I have 4 columns such as the ones below (but a total of 50,000 values not shown here):
Date Speed Area Incidents
1/1/2016 6.5 Maly L
1/2/2016 7.7 Maly H
1/3/2016 14 Maly H
...
1/1/2017 5.5 Reet M
1/12/2017 9.8 Reet M
4/8/2017 3 Reet H
3/12/2017 5.8 Anlow L
I need to try and find the average speed recorded in all of 2017 in the area of Reet where the incidents were M. So the output for this is supposed to be: 7.65.
I have absolutely no idea what I'm missing, and so far I have tried using date_range() and set_index with .describe() for my average requirement but I couldn't get it right.

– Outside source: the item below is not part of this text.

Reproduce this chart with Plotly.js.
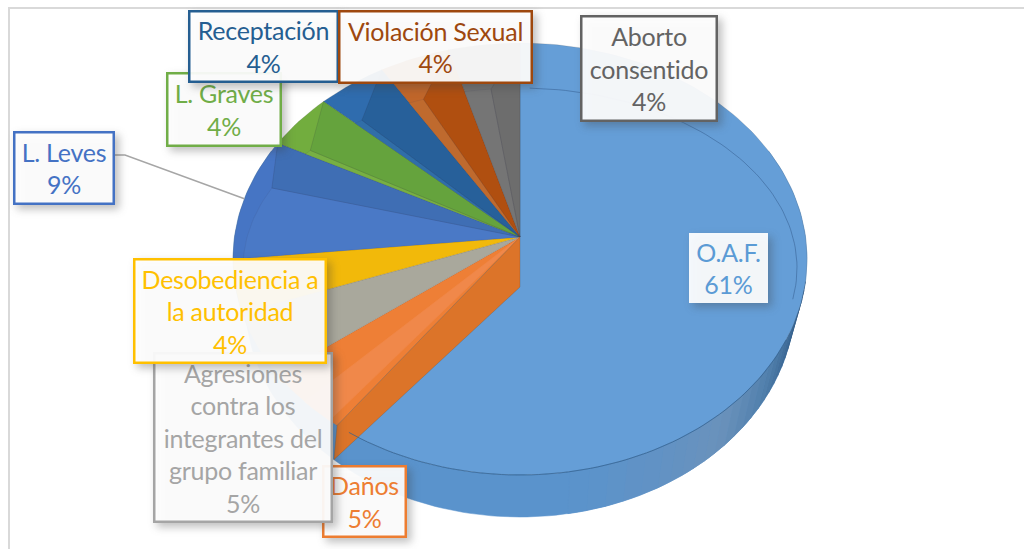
<!DOCTYPE html>
<html>
<head>
<meta charset="utf-8">
<script src="https://cdn.plot.ly/plotly-3.0.1.min.js"></script>
<style>
html,body{margin:0;padding:0;background:#fff;overflow:hidden}
#chart{width:1024px;height:549px}
.annotation rect{filter:drop-shadow(4px 4px 4px rgba(60,60,60,.35))}
.annotation text{letter-spacing:-.25px}
</style>
</head>
<body>
<div id="chart"></div>
<script>
// ---- data ----
const categories = ["O.A.F.","Daños","Agresiones contra los integrantes del grupo familiar","Desobediencia a la autoridad","L. Leves","L. Graves","Receptación","Violación Sexual","Aborto consentido"];
const values = [61,5,5,4,9,4,4,4,4];
const labelLines = ["O.A.F.","Daños","Agresiones<br>contra los<br>integrantes del<br>grupo familiar","Desobediencia a<br>la autoridad","L. Leves","L. Graves","Receptación","Violación Sexual","Aborto<br>consentido"];

// ---- styles ----
const topColor   = ["#659ed7","#ee7f36","#a9a89c","#f2b90a","#4675c4","#72ad3e","#2f6cae","#c0662a","#737373"];
const lightColor = [null,null,null,null,"#4a79c6","#77b043","#306ea8","#bf6a2e","#757575"];
const darkColor  = [null,null,null,null,"#3f6eb4","#65a33d","#27609a","#b04f10","#6d6d6d"];
const textColor  = ["#5b9bd5","#ed7d31","#a5a5a5","#ffc000","#4472c4","#70ad47","#255e91","#9e480e","#636363"];
// label box edges [left, right, top, bottom], in paint order
const boxes = {
  0:[689,768,233,303], 5:[166,282,72,147], 4:[13,115,131,205], 6:[188,339,10,83],
  7:[338,533,10,84], 8:[580,718,15,122], 1:[322,407,465,538], 2:[153,333,352,523], 3:[133,327,258,364]
};
const boxOrder = [5,4,6,7,8,0,1,2,3];
// shading of the side wall: [angle, r, g, b]
const sideStops = [[96,42,82,124],[108,60,104,148],[120,82,128,172],[135,106,146,187],[150,98,146,196],[170,90,147,204]];

// ---- projection of the tilted pie ----
const apex = [520,237];
const innE = [520,268,277,180];
const rim  = a => ell(a,520,259,287,216);
const inn  = a => ell(a,...innE);
const low  = a => ell(a,520,300,275,217);
function ell(a,cx,cy,rx,ry){const r=a*Math.PI/180;return [cx+rx*Math.sin(r),cy-ry*Math.cos(r)];}
function arc(f,a0,a1){const n=Math.max(2,Math.ceil(Math.abs(a1-a0)/1.5));const p=[];for(let i=0;i<=n;i++)p.push(f(a0+(a1-a0)*i/n));return p;}
function lerp(p,q,t){return [p[0]+(q[0]-p[0])*t,p[1]+(q[1]-p[1])*t];}
// where the ray of angle a leaves the inner ellipse, as an angle on that ellipse
function innerAngle(a){
  const q=rim(a);let t=0;
  for(;t<1;t+=0.005){const p=lerp(apex,q,t);
    if(((p[0]-innE[0])/innE[2])**2+((p[1]-innE[1])/innE[3])**2>=1)break;}
  const p=lerp(apex,q,t);
  let d=Math.atan2((p[0]-innE[0])/innE[2],-(p[1]-innE[1])/innE[3])*180/Math.PI;
  return d<0?d+360:d;
}

const traces=[];
function poly(name,pts,fill,lineCol,lineW){
  traces.push({type:"scatter",mode:"lines",name:name,x:pts.map(p=>p[0]).concat(pts[0][0]),y:pts.map(p=>p[1]).concat(pts[0][1]),
    fill:"toself",fillcolor:fill,line:{color:lineCol||fill,width:lineW===undefined?0.5:lineW},hoverinfo:"skip",showlegend:false});
}
function stroke(name,pts,col,w){
  traces.push({type:"scatter",mode:"lines",name:name,x:pts.map(p=>p[0]),y:pts.map(p=>p[1]),line:{color:col,width:w},hoverinfo:"skip",showlegend:false});
}

const total = values.reduce((s,v)=>s+v,0);
const starts=[];let cum=0;
values.forEach(v=>{starts.push(cum/total*360);cum+=v;});
const ends = starts.map((s,i)=>s+values[i]/total*360);

// side of the pie, under the top face
poly("lado",arc(low,60,300).concat(arc(rim,300,60)),"#5a93cc");
for(let s=0;s<sideStops.length-1;s++){
  const A=sideStops[s],B=sideStops[s+1],steps=5;
  for(let k=0;k<steps;k++){
    const a0=A[0]+(B[0]-A[0])*k/steps,a1=A[0]+(B[0]-A[0])*(k+1)/steps,f=(k+.5)/steps;
    const c="rgb("+[1,2,3].map(j=>Math.round(A[j]+(B[j]-A[j])*f)).join(",")+")";
    poly("lado",arc(low,a0,a1).concat(arc(rim,a1,a0)),c);
  }
}

// top face: one sector per value
values.forEach((v,i)=>{
  const a0=starts[i],a1=ends[i];
  poly(categories[i],[apex].concat(arc(rim,a0,a1)),topColor[i],"rgba(70,70,70,.25)",0.6);
});
values.forEach((v,i)=>{
  if(!lightColor[i])return;
  const a0=starts[i],a1=ends[i],c=a1-6;
  const s=Math.min(innerAngle(a0),c-1);
  poly(categories[i]+" faceta",[apex].concat(arc(inn,s,c)),lightColor[i],"rgba(70,70,90,.18)",0.6);
  poly(categories[i]+" banda",[apex,inn(c),rim(a1)],darkColor[i],"rgba(40,40,60,.25)",0.6);
});
// light strip and cut wall of the large sector
const cut=ends[0];
poly("Daños faceta",[apex,rim(cut+2),rim(cut+9)],"#f0884a");
poly("pared",[apex,[apex[0],apex[1]+50],low(cut+3),rim(cut)],"#dc7429","rgba(90,70,50,.3)",0.8);
// faint rim lines of the large sector
stroke("arista interior",arc(inn,2,100),"rgba(50,90,140,.5)",1);
stroke("arista exterior",arc(rim,112,cut-3),"rgba(45,95,145,.7)",1);
// leader of L. Leves, aimed at the middle of its sector
const lb=boxes[4];
stroke("guía",[[lb[1],lb[2]+24],[lb[1]+10,lb[2]+24],rim((starts[4]+ends[4])/2)],"#a6a6a6",1.5);

const annotations = boxOrder.map(i=>{
  const b=boxes[i],bw=(i===0?0:2.5);
  return {xref:"x",yref:"y",x:(b[0]+b[1])/2,y:(b[2]+b[3])/2,xanchor:"center",yanchor:"middle",
    text:labelLines[i]+"<br>"+values[i]+"%",showarrow:false,align:"center",valign:"middle",
    width:b[1]-b[0]-2*bw,height:b[3]-b[2]-2*bw,borderpad:0,borderwidth:bw,
    bordercolor:i===0?"rgba(0,0,0,0)":textColor[i],bgcolor:"rgba(255,255,255,.93)",
    font:{family:"Lato, sans-serif",size:25,color:textColor[i]}};
});

Plotly.newPlot("chart",traces,{
  width:1024,height:549,margin:{l:0,r:0,t:0,b:0},showlegend:false,
  paper_bgcolor:"#fff",plot_bgcolor:"#fff",
  xaxis:{range:[0,1024],visible:false,fixedrange:true},
  yaxis:{range:[549,0],visible:false,fixedrange:true},
  shapes:[{type:"rect",xref:"x",yref:"y",x0:9,x1:1030,y0:8,y1:560,line:{color:"#d9d9d9",width:2},layer:"below"}],
  annotations:annotations
},{displayModeBar:false,staticPlot:true});
</script>
</body>
</html>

CodePudding user response:
Convert Date
to datetimes and aggregate year with another columns for sum:
df['Date'] = pd.to_datetime(df['Date'])
df1 = (df.groupby([df['Date'].dt.year.rename('Year'), 'Area','Incidents']).Speed
.sum()
.reset_index())
CodePudding user response:
You can use masks
to select the data you want, and then take the mean:
import pandas as pd
data = {'Date' : ['1/1/2016', '1/2/2016', '1/3/2016', '1/1/2017', '1/12/2017', '4/8/2017', '3/12/2017'],
'Speed' : [6.5, 7.7, 14, 5.5, 9.8, 3, 5.8],
'Area' : ['Maly', 'Maly', 'Maly', 'Reet', 'Reet', 'Reet', 'Anlow'],
'Incidents':['L', 'H', 'H', 'M', 'M', 'H', 'L']}
df = pd.DataFrame(data)
# Convert the 'date' to datetime and set it as the index
df['Date'] = pd.to_datetime(df['Date'])
df.index = df['Date']
# Create the mask(s) you want and take the mean of the chosen column
mean_wind_speed = df[(df.index.year==2017) & (df.Area=='Reet') & (df.Incidents == 'M')]['Speed'].mean()
print(mean_wind_speed)
outputs:
7.65
Edit
one can also use query
, with a new column for Years:
df['Year'] = df.index.year
mean_wind_speed = df.query('Year == 2017 and Area == "Reet" and Incidents=="M"')['Speed'].mean()